AGU

I just spent two days in San Francisco at the annual fall meeting of the American Geophysical Union. This is a conference of scientists from all the earth sciences, and from all over the world. Its 24,000 people overflow the Moscone Center in the SoMa district of downtown SF.

I heard some great science there, but today am just writing about the more personal dimensions of the experience. Nothing about extreme weather or climate change today, sorry, come back later for that!

I was at AGU just for the first two two days (it continues all week), and I was already exhausted by the time I left. AGU is thrilling, but overwhelming. There are two enormous buildings full of large-to-giant rooms in which talks and poster presentations of new research are going on ten hours a day for five days. There is so much going on that it’s impossible to take in even a small fraction of what you’d like to.

Some young scientists, new to the experience, study the schedule, figuring out what they want to see the most and putting together a plan to run from one session to the next. The oldsters like me have mostly given up on that, just taking it one day and one hour at a time.

I can’t sit in a big dark room listening to one 15-minute talk after another for that long without losing it. But the poster sessions make me even crazier than the oral ones. Subterranean indoor spaces the size of multiple football fields are filled with endless rows of posterboards, each row so long you can’t see from one end to the other. Each board has a poster, basically a 4’x6’ oversized index card full of graphs, charts and words. The scientist who made each poster stands in front of it hoping to attract customers to talk to about their results. It’s a small-city-sized open air market full of hawkers selling the latest scientific research for the price of the time it takes to stand there and take in their spiels. There’s just so much there that it’s hard to know where to start. I feel awkward either walking past the posters that have no takers, trying to see enough to decide whether I want to stay while not slowing down so much as to get the lonely author’s hopes up in case I decide no; or else trying to elbow into the little crowds gathered around the really popular posters.

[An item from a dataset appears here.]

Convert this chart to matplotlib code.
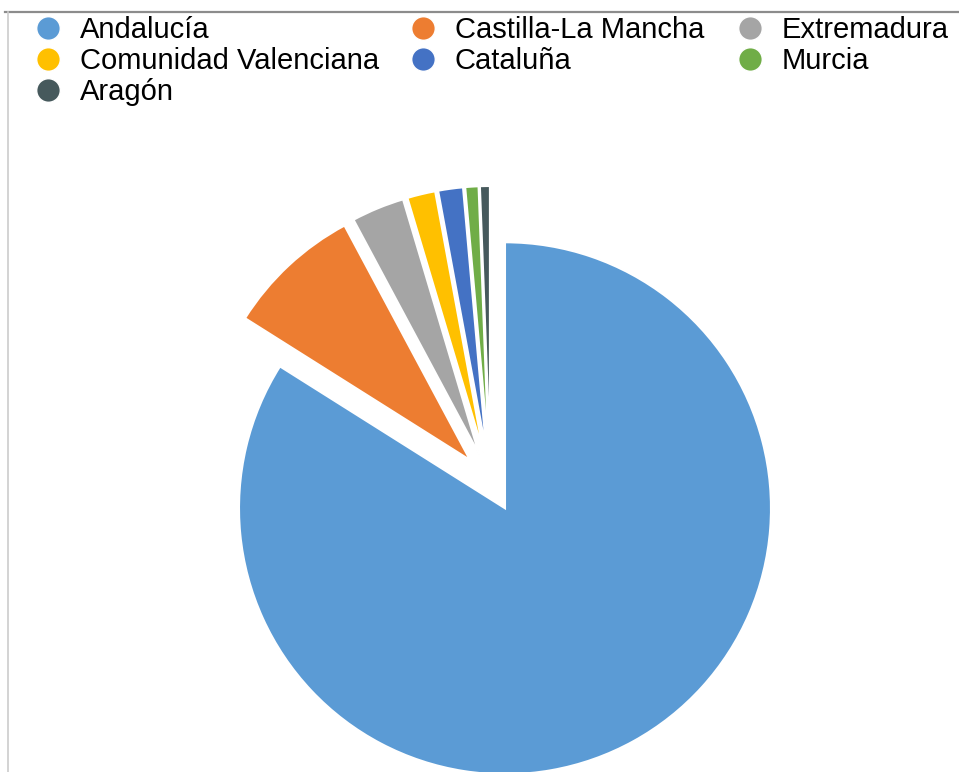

If you’ve been in the field for a while, there will be many, many people you know at AGU. Some say the reason to go is not to go to the talks or posters, but just to talk to people. The volume of research published these days is so great that one can’t hope to read but a fraction of it, and talking to people is a quick way to find out about the most interesting new stuff. Research collaborators from points distant get a chance to sit and look at their plots together; groups of various sorts can meet in person without having to add another trip somewhere, since most people are at AGU anyway; big research institutions in the field (including mine) hold evening parties for their alumni; and old friends get to catch up.

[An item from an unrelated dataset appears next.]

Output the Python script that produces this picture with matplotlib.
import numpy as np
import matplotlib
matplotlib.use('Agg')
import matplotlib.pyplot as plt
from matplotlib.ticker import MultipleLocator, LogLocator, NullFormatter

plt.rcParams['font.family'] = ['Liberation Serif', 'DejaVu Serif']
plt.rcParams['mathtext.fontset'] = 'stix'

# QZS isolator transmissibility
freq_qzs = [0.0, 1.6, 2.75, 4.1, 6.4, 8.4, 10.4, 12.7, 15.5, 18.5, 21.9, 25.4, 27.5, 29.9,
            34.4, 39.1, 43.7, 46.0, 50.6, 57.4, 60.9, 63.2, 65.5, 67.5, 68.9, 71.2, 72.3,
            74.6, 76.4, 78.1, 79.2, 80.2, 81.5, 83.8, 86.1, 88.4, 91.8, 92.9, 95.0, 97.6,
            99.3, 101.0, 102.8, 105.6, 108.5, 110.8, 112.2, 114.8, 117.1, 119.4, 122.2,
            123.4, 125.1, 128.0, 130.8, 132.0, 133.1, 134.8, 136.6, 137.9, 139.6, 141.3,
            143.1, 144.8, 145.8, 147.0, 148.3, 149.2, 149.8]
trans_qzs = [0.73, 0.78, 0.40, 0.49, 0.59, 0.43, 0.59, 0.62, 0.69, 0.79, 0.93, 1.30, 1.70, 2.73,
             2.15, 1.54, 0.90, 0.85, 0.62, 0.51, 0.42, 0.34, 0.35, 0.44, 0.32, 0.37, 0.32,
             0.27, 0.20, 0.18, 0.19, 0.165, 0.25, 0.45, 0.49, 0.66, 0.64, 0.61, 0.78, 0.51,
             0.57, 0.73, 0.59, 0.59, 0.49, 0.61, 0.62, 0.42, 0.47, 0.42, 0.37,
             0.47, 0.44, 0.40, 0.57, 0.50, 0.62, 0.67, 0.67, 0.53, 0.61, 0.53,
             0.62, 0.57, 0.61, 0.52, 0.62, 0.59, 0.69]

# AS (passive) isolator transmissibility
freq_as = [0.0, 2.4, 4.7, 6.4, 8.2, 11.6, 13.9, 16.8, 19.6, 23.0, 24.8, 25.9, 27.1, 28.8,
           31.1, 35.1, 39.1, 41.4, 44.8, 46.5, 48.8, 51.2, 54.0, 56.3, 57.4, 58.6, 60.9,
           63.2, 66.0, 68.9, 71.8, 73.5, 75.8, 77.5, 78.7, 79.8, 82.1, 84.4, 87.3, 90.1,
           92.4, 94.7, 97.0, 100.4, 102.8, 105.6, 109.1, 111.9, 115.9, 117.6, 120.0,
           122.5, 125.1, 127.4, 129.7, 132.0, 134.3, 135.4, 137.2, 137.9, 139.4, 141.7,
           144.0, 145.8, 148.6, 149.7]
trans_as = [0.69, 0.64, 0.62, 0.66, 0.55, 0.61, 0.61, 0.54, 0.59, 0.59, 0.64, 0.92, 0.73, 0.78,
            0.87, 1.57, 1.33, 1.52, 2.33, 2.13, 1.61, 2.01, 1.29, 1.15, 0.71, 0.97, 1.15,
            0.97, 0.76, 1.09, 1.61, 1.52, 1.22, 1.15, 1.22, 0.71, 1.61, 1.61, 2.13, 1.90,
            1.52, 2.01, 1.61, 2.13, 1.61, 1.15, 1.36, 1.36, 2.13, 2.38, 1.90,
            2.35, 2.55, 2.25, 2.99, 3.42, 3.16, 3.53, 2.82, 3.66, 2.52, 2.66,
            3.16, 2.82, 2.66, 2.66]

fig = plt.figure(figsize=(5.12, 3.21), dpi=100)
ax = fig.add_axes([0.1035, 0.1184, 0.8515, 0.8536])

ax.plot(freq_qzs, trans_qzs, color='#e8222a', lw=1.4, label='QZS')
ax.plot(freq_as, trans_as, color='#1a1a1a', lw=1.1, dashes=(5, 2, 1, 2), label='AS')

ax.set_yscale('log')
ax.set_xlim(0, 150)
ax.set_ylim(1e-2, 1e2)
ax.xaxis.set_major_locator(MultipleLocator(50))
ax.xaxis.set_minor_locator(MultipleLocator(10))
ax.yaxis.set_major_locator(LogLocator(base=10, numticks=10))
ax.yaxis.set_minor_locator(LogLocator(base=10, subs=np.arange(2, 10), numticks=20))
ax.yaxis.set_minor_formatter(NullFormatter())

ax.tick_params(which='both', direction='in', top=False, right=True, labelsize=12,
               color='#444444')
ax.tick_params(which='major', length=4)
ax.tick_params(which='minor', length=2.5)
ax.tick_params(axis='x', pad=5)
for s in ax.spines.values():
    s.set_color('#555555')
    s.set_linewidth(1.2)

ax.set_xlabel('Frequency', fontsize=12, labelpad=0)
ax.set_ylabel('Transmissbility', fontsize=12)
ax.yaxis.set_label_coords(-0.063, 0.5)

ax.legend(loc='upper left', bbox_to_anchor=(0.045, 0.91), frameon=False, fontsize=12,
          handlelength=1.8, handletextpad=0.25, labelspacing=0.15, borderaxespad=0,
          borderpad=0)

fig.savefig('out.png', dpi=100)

But even talking to people can be hard. Sure, you know lots of people, but if you don’t plan, you may not run into the ones you want, to, and you definitely may not find time to actually talk to them – they are also running around from session to session and meeting to meeting, trying to make the most of their time. So like with the formal presentations, the informal interactions take planning at AGU.

Whether because I’m not much good at that kind of planning, or because of other factors in my psyche that I can’t control, I inevitably leave AGU feeling somewhat depressed. Sure, I heard some interesting new science and saw some old friends and colleagues, but I missed so much. I don’t even know what I missed, really, but surely some of it must have been great, right?

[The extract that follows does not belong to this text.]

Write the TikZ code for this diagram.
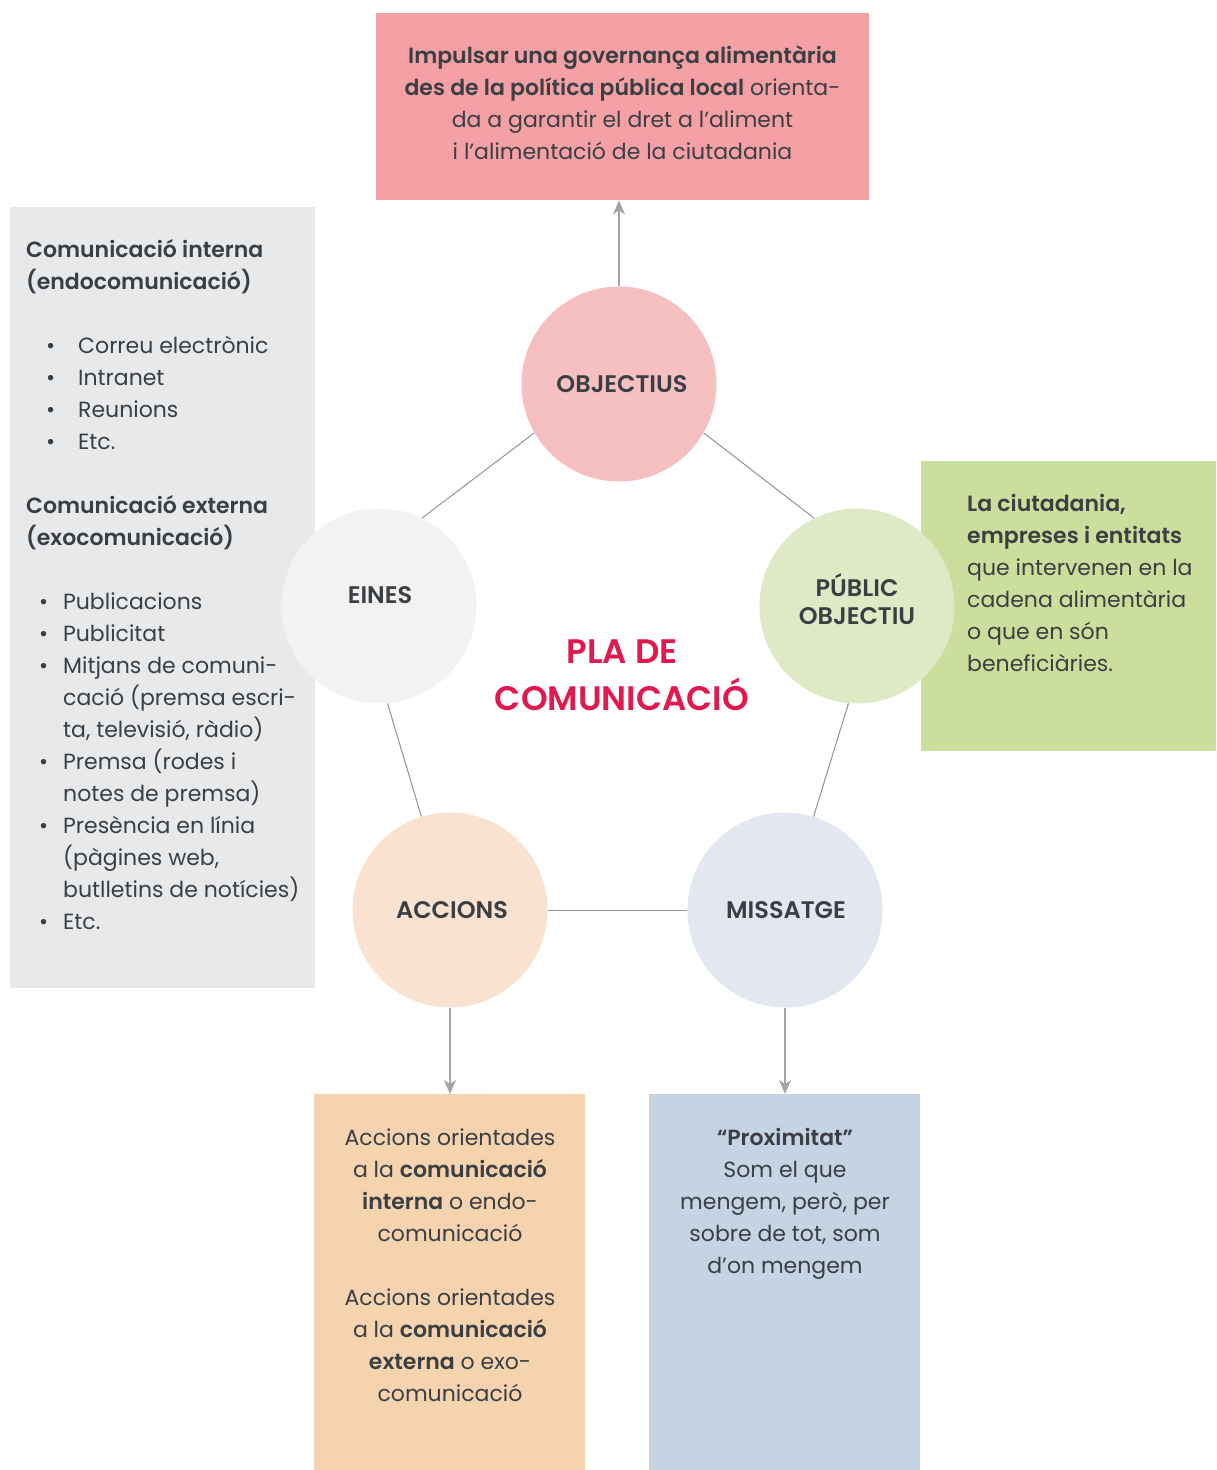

But ok, it’s still wonderful to be able to go. That AGU has grown so large is a sign of the intellectual health and excitement in the earth sciences. And while in many respects I probably get more out of smaller meetings – where one can just show up and pretty much be able to take everything in – there’s nothing like the electricity of a giant event where it seems as though everyone you know (plus tens of thousands of people you don’t) is there, and where everywhere you turn your head something potentially interesting is going on. It’s like a really, really big wedding, or some other kind of party with huge numbers of friends and relatives that you don’t want to miss even though you know you’re going to fail to catch up properly with most of them.

Plus, it’s in San Francisco.

AGU wears me out, and every year I say I need to take next year off from it. Sometimes I do, but most years I seem to be back.